Bluttransfusionen hatten für Bogdanow eine besondere Bedeutung, da er sie als eine Form der sozialen Integration verstand. Als solche beschrieb er sie auch in Der rote Planet. Im März 1928 wollte Bogdanow einen Blutaustausch mit einem Studenten der Moskauer Universität durchführen, eine Standardprozedur am Institut. Jedoch waren das Blut von Bogdanow und dem Studenten inkompatibel, was damals noch nicht vorhergesehen werden konnte. Bogdanow litt fünfzehn Tage lang unter schrecklichsten Schmerzen und verstarb am 7. April 1926.

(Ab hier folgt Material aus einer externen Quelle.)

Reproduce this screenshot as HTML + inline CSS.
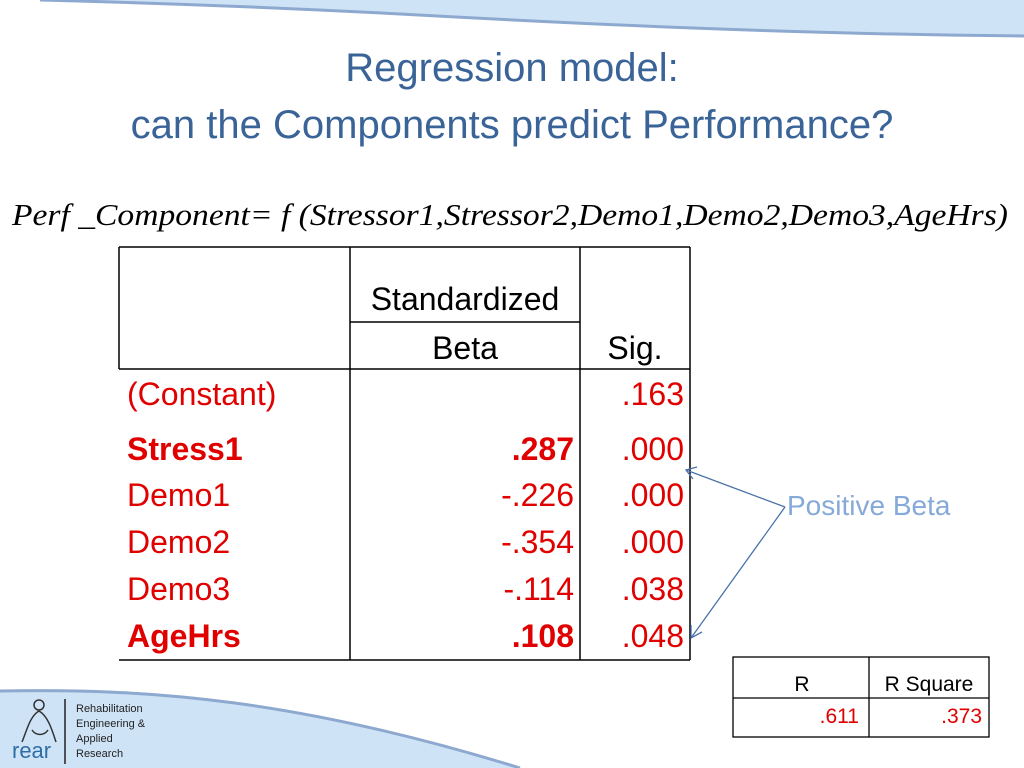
<!DOCTYPE html>
<html><head><meta charset="utf-8"><style>
html,body{margin:0;padding:0;background:#fff;}
svg{display:block;}
</style></head><body>
<svg width="1024" height="768" viewBox="0 0 1024 768" xmlns="http://www.w3.org/2000/svg">
<path d="M40 0 L1024 0 L1024 36 C800 34 600 25 400 14 C250 6 120 2 40 0 Z" fill="#cfe3f7"/>
<path d="M40 0 C120 2 250 6 400 14 C600 25 800 34 1024 36" fill="none" stroke="#8ea9cf" stroke-width="3"/>
<path d="M0 691 C150 688 300 700 520 768 L0 768 Z" fill="#cfe3f7"/>
<path d="M0 691 C150 688 300 700 520 768" fill="none" stroke="#8ea9cf" stroke-width="3"/>
<g fill="none" stroke="#333" stroke-width="1.5">
<circle cx="39" cy="705" r="5"/>
<path d="M39 711 C30 716 27 730 22 742 M39 711 C48 716 52 730 56 742 M32 730 C36 736 44 736 48 730"/>
</g>
<text x="12" y="758" font-family="Liberation Sans, sans-serif" font-size="22" fill="#2e6ea6">rear</text>
<line x1="65" y1="699" x2="65" y2="764" stroke="#222" stroke-width="1.5"/>
<g font-family="Liberation Sans, sans-serif" font-size="11" fill="#222">
<text x="76" y="712">Rehabilitation</text>
<text x="76" y="727">Engineering &amp;</text>
<text x="76" y="742">Applied</text>
<text x="76" y="757">Research</text>
</g>
<g font-family="Liberation Sans, sans-serif" font-size="40" fill="#3a6397" text-anchor="middle">
<text x="512" y="81">Regression model:</text>
<text x="512" y="138">can the Components predict Performance?</text>
</g>
<text x="12" y="225" font-family="Liberation Serif, serif" font-style="italic" font-size="31" fill="#000" textLength="996" lengthAdjust="spacingAndGlyphs">Perf _Component= f (Stressor1,Stressor2,Demo1,Demo2,Demo3,AgeHrs)</text>
<g stroke="#000" stroke-width="1.5">
<line x1="119" y1="247" x2="690" y2="247"/>
<line x1="119" y1="369" x2="690" y2="369"/>
<line x1="119" y1="660" x2="690" y2="660"/>
<line x1="350" y1="322" x2="580" y2="322"/>
<line x1="119" y1="247" x2="119" y2="369"/>
<line x1="350" y1="247" x2="350" y2="660"/>
<line x1="580" y1="247" x2="580" y2="660"/>
<line x1="690" y1="247" x2="690" y2="660"/>
</g>
<g font-family="Liberation Sans, sans-serif" font-size="32" fill="#000">
<text x="465" y="310" text-anchor="middle">Standardized</text>
<text x="465" y="359" text-anchor="middle">Beta</text>
<text x="635" y="359" text-anchor="middle">Sig.</text>
</g>
<g font-family="Liberation Sans, sans-serif" font-size="32" fill="#e00000">
<text x="127" y="405">(Constant)</text>
<text x="127" y="460" font-weight="bold">Stress1</text>
<text x="127" y="506">Demo1</text>
<text x="127" y="553">Demo2</text>
<text x="127" y="600">Demo3</text>
<text x="127" y="647" font-weight="bold">AgeHrs</text>
<g text-anchor="end">
<text x="574" y="460" font-weight="bold">.287</text>
<text x="574" y="506">-.226</text>
<text x="574" y="553">-.354</text>
<text x="574" y="600">-.114</text>
<text x="574" y="647" font-weight="bold">.108</text>
<text x="684" y="405">.163</text>
<text x="684" y="460">.000</text>
<text x="684" y="506">.000</text>
<text x="684" y="553">.000</text>
<text x="684" y="600">.038</text>
<text x="684" y="647">.048</text>
</g>
</g>
<g stroke="#4a72aa" stroke-width="1.3" fill="none">
<line x1="785" y1="507" x2="686" y2="470"/>
<path d="M697 467 L686 470 L693 479"/>
<line x1="785" y1="507" x2="691" y2="638"/>
<path d="M691 625 L691 638 L702 632"/>
</g>
<text x="787" y="515" font-family="Liberation Sans, sans-serif" font-size="28" fill="#85a9d8">Positive Beta</text>
<g stroke="#000" stroke-width="1.3" fill="none">
<rect x="733" y="657" width="256" height="80"/>
<line x1="733" y1="698" x2="989" y2="698"/>
<line x1="869" y1="657" x2="869" y2="737"/>
</g>
<g font-family="Liberation Sans, sans-serif" font-size="21">
<text x="802" y="691" text-anchor="middle" fill="#000">R</text>
<text x="929" y="691" text-anchor="middle" fill="#000">R Square</text>
<text x="859" y="723" text-anchor="end" fill="#e00000">.611</text>
<text x="982" y="723" text-anchor="end" fill="#e00000">.373</text>
</g>
</svg>
</body></html>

Bogdanow war eine der herausragendsten Persönlichkeiten der russischen revolutionären Bewegung und des frühen Sowjetstaates. Seine Werke als sozialistischer Denker sind von bleibendem Interesse. Weil er mit Lenin in Konflikt geriet und ab 1920 zur Unperson wurde, ist seine Existenz in der Geschichtswissenschaft leider wenig beachtet worden. Sein intellektuelles Vermächtnis wurde in den letzten Jahren jedoch wiederentdeckt; auch seine Rolle als Pionier der Systemtheorie wird nun anerkannt. Es bleibt jedoch noch viel zu tun, um Bogdanow den Platz in der modernen russischen Geschichte einzuräumen, den er verdient hat.